You make great points. I think the contracts person I'm dealing with is just confused rather than trying to be sneaky. Unfortunately, I haven't found anyone who understands ITAR. Not even the government personel could answer basic questions I had. And, the last SBIR lawyer I found cost upwards of $700 an hour.

I'm confident that if the code is cleared for public disclosure, then that effectively removes any ITAR restrictions and I can open source it. That said, the document for public disclosure does not even reference ITAR. The subject is: "Agreement and Approval for Public Release of SBIR Data Rights". However, in the waiving of my SBIR data rights, it has a slot to be filled in which references classification types. I'm assuming that's where we could write ITAR, even though it technically is not a classification. It just seems absurd to clear something for public disclosure, but only to U.S. citizens. How would that work?

I will let you know how it ends up. My goal at this point is just to clear it for public disclosure and strip it of ITAR, even if that means I have to sign away my SBIR data rights.
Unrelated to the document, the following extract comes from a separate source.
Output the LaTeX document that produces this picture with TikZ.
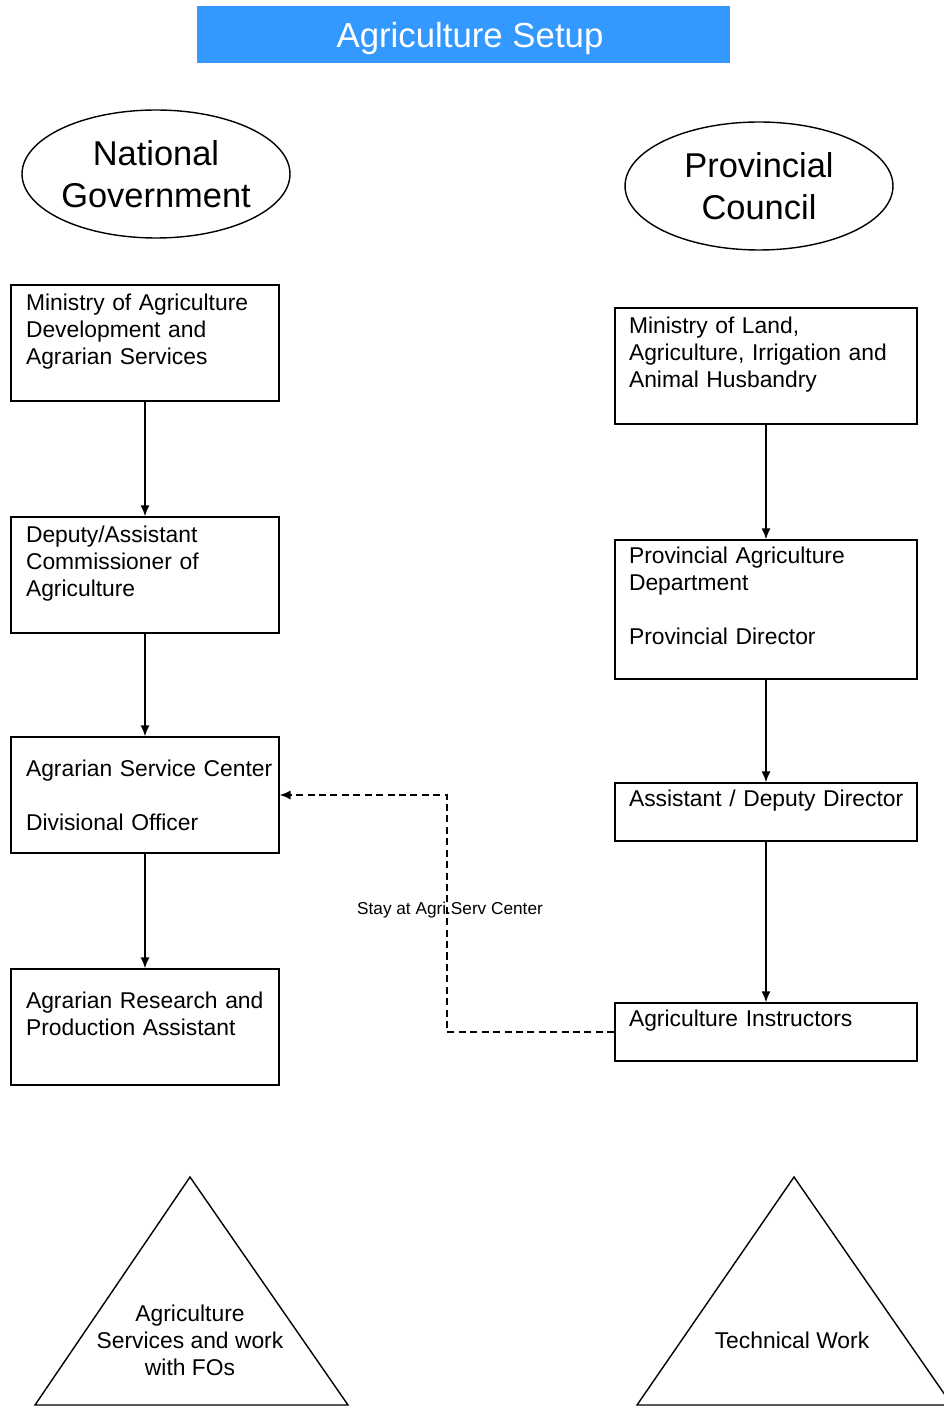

SBIR data rights only last for 5 years anyway from contract end.  So ultimately this will be dual licensed either way - a special license for the government, and then whatever I release it under. It just gets weird if they government gives the code to a contractor. But, there's nothing I can do about that. Technically, what they have asked for does not include the ability to sub-license. And, I'm granting the license to the government, not anyone else. So, technically, I think I would have a case to enforce GPL on any contractors who did manage to get the code. 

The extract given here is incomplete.